AP is reporting that cadmium, an extremely toxic and dangerous metal, has been used to replace lead in children's toys manufactured and exported from China. Cadmium is more dangerous than lead. Cadmium is more expensive than zinc (as best as I can tell; the question is not as straight-forward as one might think), the metal of choice, and is, in fact, primarily a by-product of mining and smelting zinc. Yet the high-end values of the toys tested were in the range of 84 to 89 percent cadmium in composition, according to the article, and 12 out of 103 items tested had 10 percent or more.

WTF, China?
Followup, Jan. 11: According to an updated article in OregonLive,
Inez Tenenbaum, chairman of the Consumer Product Safety Commission, said in taped remarks to be delivered Tuesday in Hong Kong that her agency would be strenuously guarding against attempts to swap one health hazard for another, now that lead is barred under U.S. law in children's toys and jewelry.
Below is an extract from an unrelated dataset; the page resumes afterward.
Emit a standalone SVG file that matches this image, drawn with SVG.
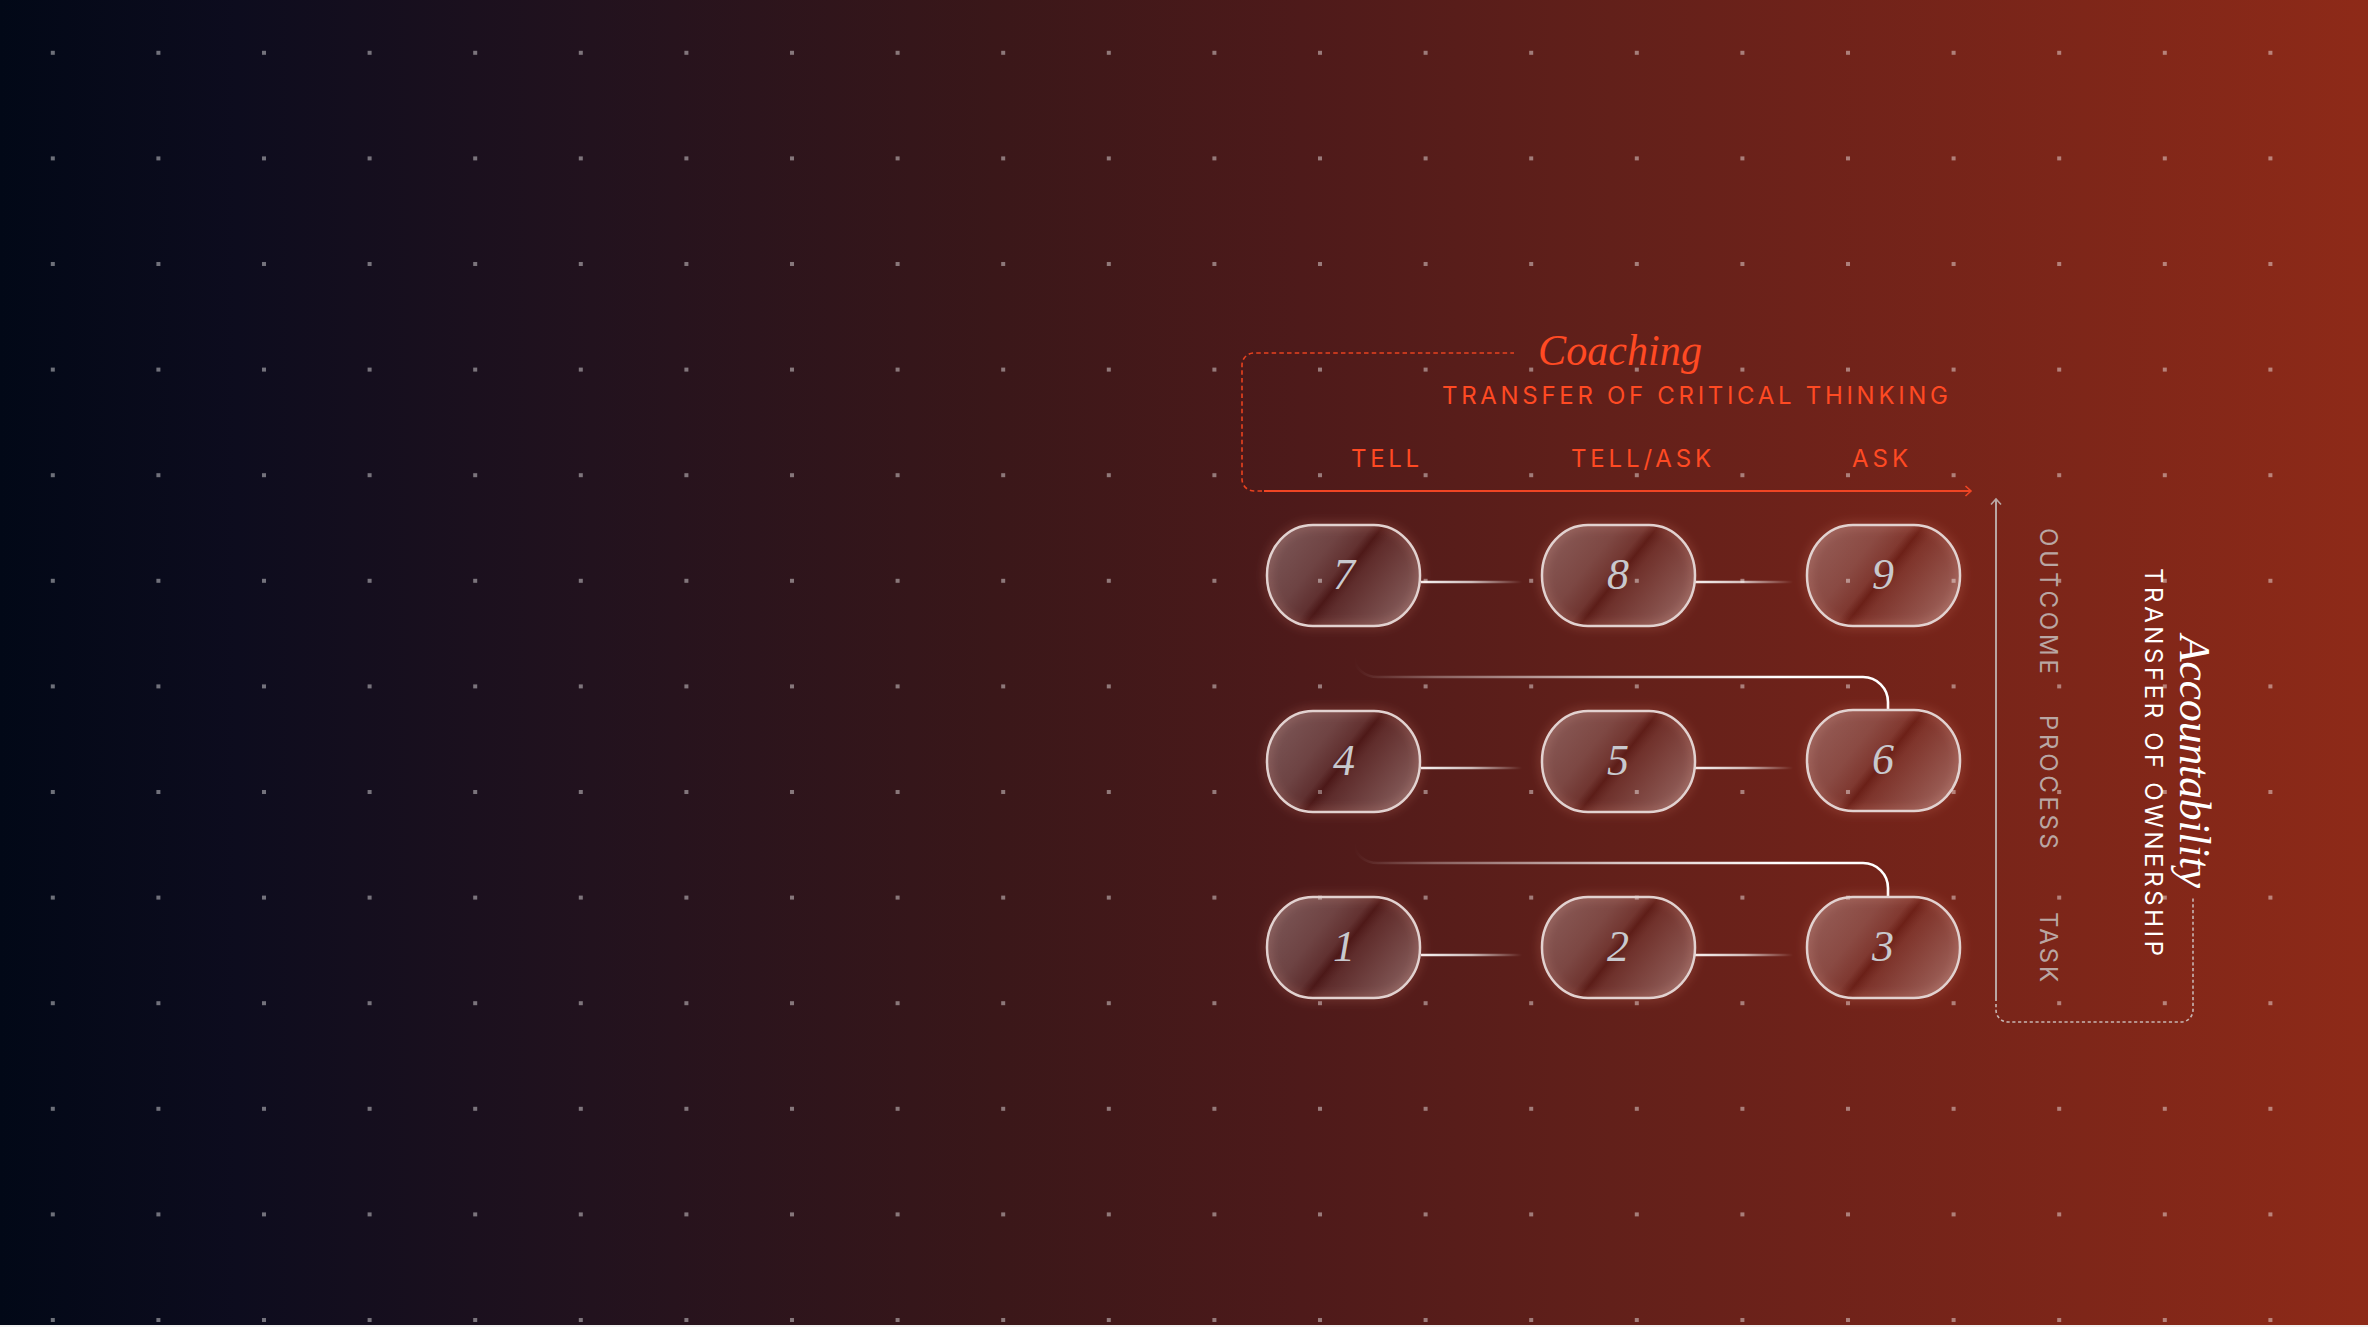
<svg xmlns="http://www.w3.org/2000/svg" width="2368" height="1327" viewBox="0 0 2368 1327">
  <defs>
    <linearGradient id="bg" x1="0" y1="0" x2="1" y2="0">
      <stop offset="0" stop-color="#020817"/>
      <stop offset="0.1" stop-color="#0d0c1e"/>
      <stop offset="0.25" stop-color="#22121e"/>
      <stop offset="0.42" stop-color="#3a1719"/>
      <stop offset="0.55" stop-color="#4e1a1a"/>
      <stop offset="0.68" stop-color="#62201a"/>
      <stop offset="0.76" stop-color="#6e221a"/>
      <stop offset="1" stop-color="#8e2a18"/>
    </linearGradient>
    <pattern id="dots" x="0" y="0" width="105.6" height="105.6" patternUnits="userSpaceOnUse">
      <rect x="50.8" y="50.8" width="4" height="4" fill="#ffffff" fill-opacity="0.42"/>
    </pattern>
    <linearGradient id="glass" x1="0" y1="0.25" x2="1" y2="0.77">
      <stop offset="0" stop-color="#ffffff" stop-opacity="0.26"/>
      <stop offset="0.3" stop-color="#ffffff" stop-opacity="0.18"/>
      <stop offset="0.44" stop-color="#ffffff" stop-opacity="0.1"/>
      <stop offset="0.5" stop-color="#2a0404" stop-opacity="0.1"/>
      <stop offset="0.58" stop-color="#ffffff" stop-opacity="0.08"/>
      <stop offset="0.8" stop-color="#ffffff" stop-opacity="0.19"/>
      <stop offset="1" stop-color="#ffffff" stop-opacity="0.3"/>
    </linearGradient>
    <linearGradient id="fadeA" gradientUnits="userSpaceOnUse" x1="1421" y1="0" x2="1522" y2="0">
      <stop offset="0" stop-color="#ffffff" stop-opacity="0.95"/>
      <stop offset="0.5" stop-color="#ffffff" stop-opacity="0.7"/>
      <stop offset="1" stop-color="#ffffff" stop-opacity="0"/>
    </linearGradient>
    <linearGradient id="fadeB" gradientUnits="userSpaceOnUse" x1="1695" y1="0" x2="1793" y2="0">
      <stop offset="0" stop-color="#ffffff" stop-opacity="0.95"/>
      <stop offset="0.5" stop-color="#ffffff" stop-opacity="0.7"/>
      <stop offset="1" stop-color="#ffffff" stop-opacity="0"/>
    </linearGradient>
    <linearGradient id="fadeC" gradientUnits="userSpaceOnUse" x1="1354" y1="0" x2="1888" y2="0">
      <stop offset="0" stop-color="#ffffff" stop-opacity="0"/>
      <stop offset="0.15" stop-color="#ffffff" stop-opacity="0.3"/>
      <stop offset="0.5" stop-color="#ffffff" stop-opacity="0.75"/>
      <stop offset="0.8" stop-color="#ffffff" stop-opacity="1"/>
    </linearGradient>
    <filter id="blur" x="-20%" y="-30%" width="140%" height="160%">
      <feGaussianBlur stdDeviation="5"/>
    </filter>
    <marker id="chevO" markerWidth="12" markerHeight="12" refX="7" refY="6" orient="auto" markerUnits="userSpaceOnUse">
      <path d="M1.5,1 L7,6 L1.5,11" fill="none" stroke="#f04524" stroke-width="1.6"/>
    </marker>
    <marker id="chevG" markerWidth="12" markerHeight="12" refX="7" refY="6" orient="auto" markerUnits="userSpaceOnUse">
      <path d="M1.5,1 L7,6 L1.5,11" fill="none" stroke="#b9a6a3" stroke-width="1.6"/>
    </marker>
    <style>
      .node { fill: url(#glass); stroke: #e2d2d0; stroke-width: 2.5; }
      .glow { fill: none; stroke: #ff9c86; stroke-opacity: 0.22; stroke-width: 6; filter: url(#blur); }
      .num { font-family: "Liberation Serif", "DejaVu Serif", serif; font-style: italic; font-size: 44px; fill: #c8c9ce; text-anchor: middle; }
      .hline { stroke-width: 2.6; fill: none; }
      .curve { stroke: url(#fadeC); stroke-width: 2.6; fill: none; }
      .serif { font-family: "Liberation Serif", "DejaVu Serif", serif; font-style: italic; font-size: 44px; }
      .sans { font-family: Inter, "Liberation Sans", "DejaVu Sans", sans-serif; font-size: 24px; }
      .orange { fill: #ff4a23; }
      .gray { fill: #b9a6a3; }
      .white { fill: #ffffff; }
    </style>
  </defs>

  <rect x="0" y="0" width="2368" height="1327" fill="url(#bg)"/>
  <rect x="0" y="0" width="2368" height="1327" fill="url(#dots)"/>
  <rect x="0" y="1325" width="2368" height="2" fill="#f2f2f2"/>

  <!-- Coaching axis -->
  <g id="coaching">
    <path d="M1262,491 H1254 A12,12 0 0 1 1242,479 V365 A12,12 0 0 1 1254,353 H1514" fill="none" stroke="#e8421f" stroke-width="1.6" stroke-dasharray="4.5 3.2"/>
    <path d="M1264,491 H1971" fill="none" stroke="#f04524" stroke-width="2" marker-end="url(#chevO)"/>
    <text class="serif orange" x="1538" y="365" textLength="164" lengthAdjust="spacingAndGlyphs">Coaching</text>
    <text class="sans orange" x="1442" y="404" textLength="506" lengthAdjust="spacing">TRANSFER OF CRITICAL THINKING</text>
    <text class="sans orange" x="1351" y="467" textLength="68" lengthAdjust="spacing">TELL</text>
    <text class="sans orange" x="1571" y="467" textLength="140" lengthAdjust="spacing">TELL/ASK</text>
    <text class="sans orange" x="1852" y="467" textLength="56" lengthAdjust="spacing">ASK</text>
  </g>

  <!-- Accountability axis -->
  <g id="accountability">
    <path d="M1996,1001 V499" fill="none" stroke="#b9a6a3" stroke-width="2" marker-end="url(#chevG)"/>
    <path d="M1996,1004 V1010 A12,12 0 0 0 2008,1022 H2181 A12,12 0 0 0 2193,1010 V896" fill="none" stroke="#c7b6b3" stroke-width="1.6" stroke-dasharray="3.2 2.6"/>
    <text class="sans gray" transform="translate(2040,528) rotate(90)" x="0" y="0" textLength="146" lengthAdjust="spacing">OUTCOME</text>
    <text class="sans gray" transform="translate(2040,715) rotate(90)" x="0" y="0" textLength="134" lengthAdjust="spacing">PROCESS</text>
    <text class="sans gray" transform="translate(2040,912) rotate(90)" x="0" y="0" textLength="70" lengthAdjust="spacing">TASK</text>
    <text class="sans white" transform="translate(2145,568) rotate(90)" x="0" y="0" textLength="388" lengthAdjust="spacing">TRANSFER OF OWNERSHIP</text>
    <text class="serif white" transform="translate(2180,635) rotate(90)" x="0" y="0" textLength="253" lengthAdjust="spacingAndGlyphs">Accountability</text>
  </g>

  <!-- Connectors -->
  <g id="connectors">
    <path class="hline" d="M1421,582 H1522" stroke="url(#fadeA)"/>
    <path class="hline" d="M1695,582 H1793" stroke="url(#fadeB)"/>
    <path class="hline" d="M1421,768 H1522" stroke="url(#fadeA)"/>
    <path class="hline" d="M1695,768 H1793" stroke="url(#fadeB)"/>
    <path class="hline" d="M1421,955 H1522" stroke="url(#fadeA)"/>
    <path class="hline" d="M1695,955 H1793" stroke="url(#fadeB)"/>
    <path class="curve" d="M1888,711 V702 A25,25 0 0 0 1863,677 H1378 A24,20 0 0 1 1354,657"/>
    <path class="curve" d="M1888,898 V888 A25,25 0 0 0 1863,863 H1378 A24,20 0 0 1 1354,843"/>
  </g>

  <!-- Nodes -->
  <g id="node-7"><rect class="glow" x="1267" y="525" width="153" height="101" rx="46" ry="50"/><rect class="node" x="1267" y="525" width="153" height="101" rx="46" ry="50"/><text class="num" x="1344" y="589">7</text></g>
  <g id="node-8"><rect class="glow" x="1542" y="525" width="153" height="101" rx="46" ry="50"/><rect class="node" x="1542" y="525" width="153" height="101" rx="46" ry="50"/><text class="num" x="1618" y="589">8</text></g>
  <g id="node-9"><rect class="glow" x="1807" y="525" width="153" height="101" rx="46" ry="50"/><rect class="node" x="1807" y="525" width="153" height="101" rx="46" ry="50"/><text class="num" x="1883" y="589">9</text></g>
  <g id="node-4"><rect class="glow" x="1267" y="711" width="153" height="101" rx="46" ry="50"/><rect class="node" x="1267" y="711" width="153" height="101" rx="46" ry="50"/><text class="num" x="1344" y="775">4</text></g>
  <g id="node-5"><rect class="glow" x="1542" y="711" width="153" height="101" rx="46" ry="50"/><rect class="node" x="1542" y="711" width="153" height="101" rx="46" ry="50"/><text class="num" x="1618" y="775">5</text></g>
  <g id="node-6"><rect class="glow" x="1807" y="710" width="153" height="101" rx="46" ry="50"/><rect class="node" x="1807" y="710" width="153" height="101" rx="46" ry="50"/><text class="num" x="1883" y="774">6</text></g>
  <g id="node-1"><rect class="glow" x="1267" y="897" width="153" height="101" rx="46" ry="50"/><rect class="node" x="1267" y="897" width="153" height="101" rx="46" ry="50"/><text class="num" x="1344" y="961">1</text></g>
  <g id="node-2"><rect class="glow" x="1542" y="897" width="153" height="101" rx="46" ry="50"/><rect class="node" x="1542" y="897" width="153" height="101" rx="46" ry="50"/><text class="num" x="1618" y="961">2</text></g>
  <g id="node-3"><rect class="glow" x="1807" y="897" width="153" height="101" rx="46" ry="50"/><rect class="node" x="1807" y="897" width="153" height="101" rx="46" ry="50"/><text class="num" x="1883" y="961">3</text></g>
</svg>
"I would highly encourage all of you to ensure that toy manufacturers and children's product manufacturers in your country are not substituting cadmium, antimony, barium, in place of lead."
We'll see. If they have to stop using cadmium, antimony or barium, they'll probably turn to depleted uranium,

1 comment:

  1. Clearly they want to kill or brain damage American children. The companies that import these should be made by law to test and certify that these things are harmless, but this being American where the Corporation is Holy... forgetaboutit.